You are given a string s, a split is called good if you can split s into 2 non-empty strings p and q where its concatenation is equal to s and the number of distinct letters in p and q are the same.

Return the number of good splits you can make in s.

Example 1:

Input: s = "aacaba"
Output: 2
Explanation: There are 5 ways to split "aacaba" and 2 of them are good. 
("a", "acaba") Left string and right string contains 1 and 3 different letters respectively.
("aa", "caba") Left string and right string contains 1 and 3 different letters respectively.
("aac", "aba") Left string and right string contains 2 and 2 different letters respectively (good split).
("aaca", "ba") Left string and right string contains 2 and 2 different letters respectively (good split).
("aacab", "a") Left string and right string contains 3 and 1 different letters respectively.

Example 2:

Input: s = "abcd"
Output: 1
Explanation: Split the string as follows ("ab", "cd").

Example 3:

Input: s = "aaaaa"
Output: 4
Explanation: All possible splits are good.

Example 4:

Input: s = "acbadbaada"
Output: 2

Constraints:

• s contains only lowercase English letters.

• 1 <= s.length <= 10^5

Solution

Intuitive :

We need to know for each spit point i, L [0...i], R[i+1...n], the character count of each sides.

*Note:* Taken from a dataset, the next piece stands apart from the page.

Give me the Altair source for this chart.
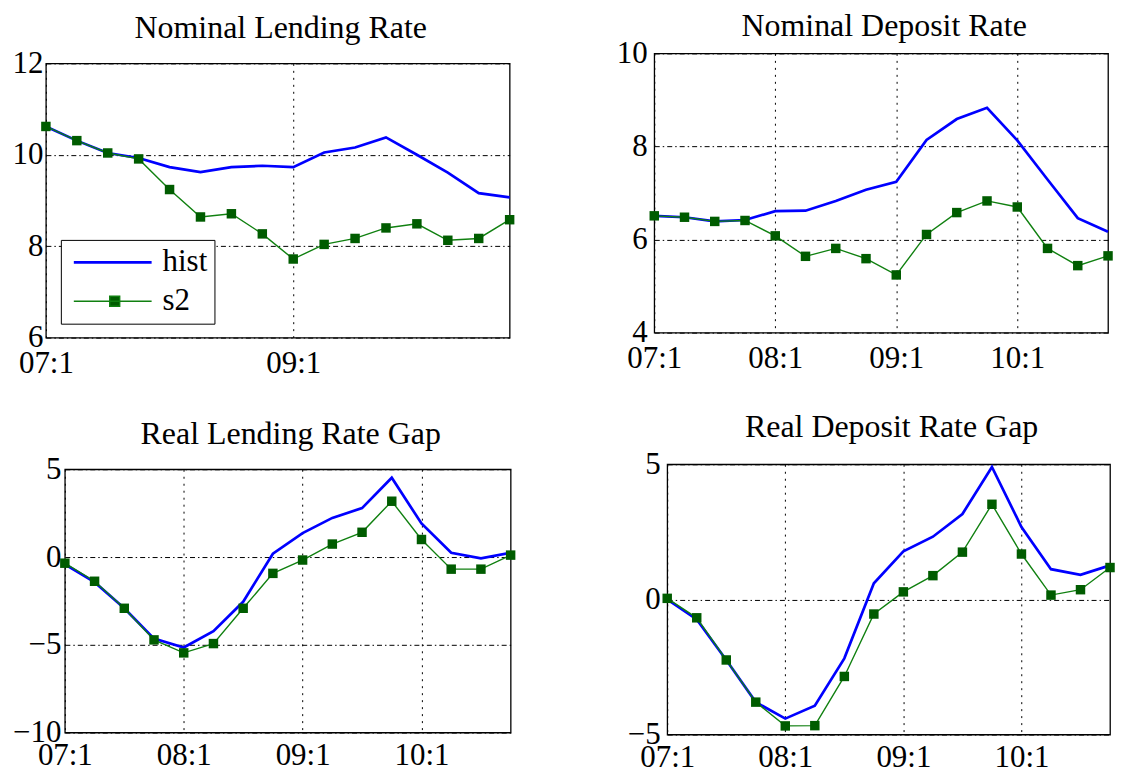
import altair as alt
import pandas as pd

quarters = ["07:1", "07:2", "07:3", "07:4", "08:1", "08:2", "08:3", "08:4",
            "09:1", "09:2", "09:3", "09:4", "10:1", "10:2", "10:3", "10:4"]
series_names = ["hist", "s2"]

nl_hist = [10.62, 10.31, 10.04, 9.93, 9.73, 9.62, 9.73, 9.76, 9.73, 10.05, 10.16, 10.38, 10.0, 9.61, 9.16, 9.07]
nl_s2 = [10.62, 10.31, 10.04, 9.91, 9.24, 8.64, 8.71, 8.27, 7.72, 8.04, 8.17, 8.40, 8.49, 8.13, 8.17, 8.58]
nd_hist = [6.51, 6.48, 6.39, 6.42, 6.61, 6.62, 6.83, 7.07, 7.24, 8.14, 8.59, 8.83, 8.13, 7.29, 6.46, 6.17]
nd_s2 = [6.51, 6.48, 6.39, 6.41, 6.08, 5.64, 5.81, 5.59, 5.24, 6.11, 6.58, 6.83, 6.70, 5.81, 5.44, 5.65]
rl_hist = [-0.41, -1.43, -2.92, -4.65, -5.15, -4.22, -2.55, 0.19, 1.36, 2.23, 2.79, 4.52, 1.91, 0.24, -0.07, 0.24]
rl_s2 = [-0.35, -1.38, -2.92, -4.72, -5.46, -4.93, -2.92, -0.93, -0.17, 0.74, 1.41, 3.18, 1.0, -0.69, -0.69, 0.11]
rd_hist = [0.0, -0.74, -2.24, -3.8, -4.41, -3.93, -2.18, 0.6, 1.78, 2.32, 3.16, 4.9, 2.68, 1.12, 0.91, 1.26]
rd_s2 = [0.04, -0.68, -2.24, -3.8, -4.68, -4.67, -2.85, -0.54, 0.28, 0.88, 1.75, 3.52, 1.68, 0.16, 0.36, 1.18]

x_ticks_sparse = ["07:1", "09:1"]
x_ticks_full = ["07:1", "08:1", "09:1", "10:1"]

BLUE = "#0000ff"
GREEN = "#108010"
DKGREEN = "#005c00"
FONT = "Liberation Serif"


def spacer(w, h):
    # empty, invisible view used only to offset panels in the layout
    return alt.Chart(pd.DataFrame({"s": []})).mark_point(opacity=0).properties(
        width=w, height=h, view=alt.ViewBackground(stroke="transparent"))


def panel(title, hist, s2, ydomain, yvalues, xvalues, width, height, toffset,
          legend=False, ypad=7, xpad=11):
    df = pd.DataFrame({
        "q": quarters * 2,
        "v": hist + s2,
        "series": ["hist"] * len(hist) + ["s2"] * len(s2),
    })
    x = alt.X("q:O", sort=quarters, scale=alt.Scale(type="point", padding=0),
              axis=alt.Axis(values=xvalues, labelAngle=0, title=None, ticks=False,
                            domain=False, labelPadding=xpad, grid=True,
                            gridDash=[2, 5], labelFlush=False, labelOverlap=False))
    y = alt.Y("v:Q", scale=alt.Scale(domain=ydomain, nice=False, zero=False),
              axis=alt.Axis(values=yvalues, title=None, ticks=False, domain=False,
                            labelPadding=ypad, grid=True, gridDash=[5, 3, 1.5, 3],
                            labelFlush=False, labelOverlap=False))
    if legend:
        leg = alt.Legend(
            orient="none", legendX=52, legendY=233, title=None, direction="vertical",
            fillColor="white", strokeColor="black", padding=7, rowPadding=7,
            labelFont=FONT, labelFontSize=31, labelColor="black", labelOffset=64,
            labelExpr="datum.label + '\u00a0\u00a0\u00a0'",
            symbolSize=400, symbolOpacity=1,
            symbolType={"expr": "datum.value === 'hist' ? 'M-0.95,0H6.85' : "
                                "'M-0.95,0H6.85M2.65,-0.5H3.65V0.5H2.65Z'"},
            symbolStrokeWidth={"expr": "datum.value === 'hist' ? 2.7 : 1.4"},
            symbolFillColor={"expr": "datum.value === 'hist' ? '%s' : '%s'" % (BLUE, DKGREEN)},
        )
    else:
        leg = None
    lines = alt.Chart(df).mark_line(clip=False).encode(
        x=x, y=y,
        color=alt.Color("series:N", scale=alt.Scale(domain=series_names, range=[BLUE, GREEN]),
                        legend=leg),
        strokeWidth=alt.StrokeWidth("series:N",
                                    scale=alt.Scale(domain=series_names, range=[2.7, 1.4]),
                                    legend=None),
    )
    pts = alt.Chart(df).transform_filter("datum.series === 's2'").mark_point(
        shape="square", filled=True, size=90, color=DKGREEN, opacity=1, clip=False
    ).encode(x=x, y=y)
    return alt.layer(lines, pts).properties(
        width=width, height=height,
        title=alt.TitleParams(title, offset=toffset, frame="group", dx=3),
    )


p1 = panel("Nominal Lending Rate", nl_hist, nl_s2, [6, 12], [6, 8, 10, 12],
           x_ticks_sparse, 465, 275, 2, legend=True, ypad=3)
p2 = panel("Nominal Deposit Rate", nd_hist, nd_s2, [4, 10], [4, 6, 8, 10],
           x_ticks_full, 455, 280, -6)
p3 = panel("Real Lending Rate Gap", rl_hist, rl_s2, [-10, 5], [-10, -5, 0, 5],
           x_ticks_full, 447, 264, 2, ypad=4, xpad=8)
p4 = panel("Real Deposit Rate Gap", rd_hist, rd_s2, [-5, 5], [-5, 0, 5],
           x_ticks_full, 444, 271, 4, xpad=8)

cell1 = alt.vconcat(spacer(1, 3), p1, spacing=0)
cell2 = alt.vconcat(spacer(1, 1), p2, spacing=0)
cell3 = alt.vconcat(spacer(1, 8), p3, spacing=0)
cell4 = alt.vconcat(spacer(1, 1), p4, spacing=0)

row1 = alt.hconcat(spacer(1, 1), alt.hconcat(cell1, cell2, spacing=99), spacing=0)
row2 = alt.hconcat(spacer(1, 1), alt.hconcat(cell3, cell4, spacing=109), spacing=0)

chart = alt.vconcat(row1, row2, spacing=28).properties(
    padding={"top": -2.5, "bottom": -6, "left": 0, "right": 0}
).configure_view(
    stroke="black", strokeWidth=1.3
).configure_axis(
    labelFont=FONT, labelFontSize=31, labelColor="black",
    gridColor="black", gridOpacity=1, gridWidth=1
).configure_title(
    font=FONT, fontSize=32, fontWeight="normal", color="black", anchor="middle"
)

chart.save("out.html", embed_options={"renderer": "svg", "actions": False})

So just collect the character and their count on a map. and then move the split index to check the count;

    public int numSplits(String s) {
        int[] fromLeft = new int[26];
        int countL = 0, countR = 0;
        int[] fromRight = new int[26];
        
        for(int i = 0; i < s.length(); i++){
            fromLeft[s.charAt(i) - 'a']++;
            if(fromLeft[s.charAt(i) - 'a'] == 1){
                countL++;
            }
        }
        int ret = 0;
        for(int i = 0; i < s.length(); i++){
            
            fromLeft[s.charAt(i)-'a']--;
            if(fromLeft[s.charAt(i)-'a'] == 0){
                countL--;
            }
            fromRight[s.charAt(i) - 'a']++;
            if(fromRight[s.charAt(i) - 'a'] == 1){
                countR++;
            }
            if(countL == countR){
                ret++;
            }
            
        }
        
        return ret;
        
    }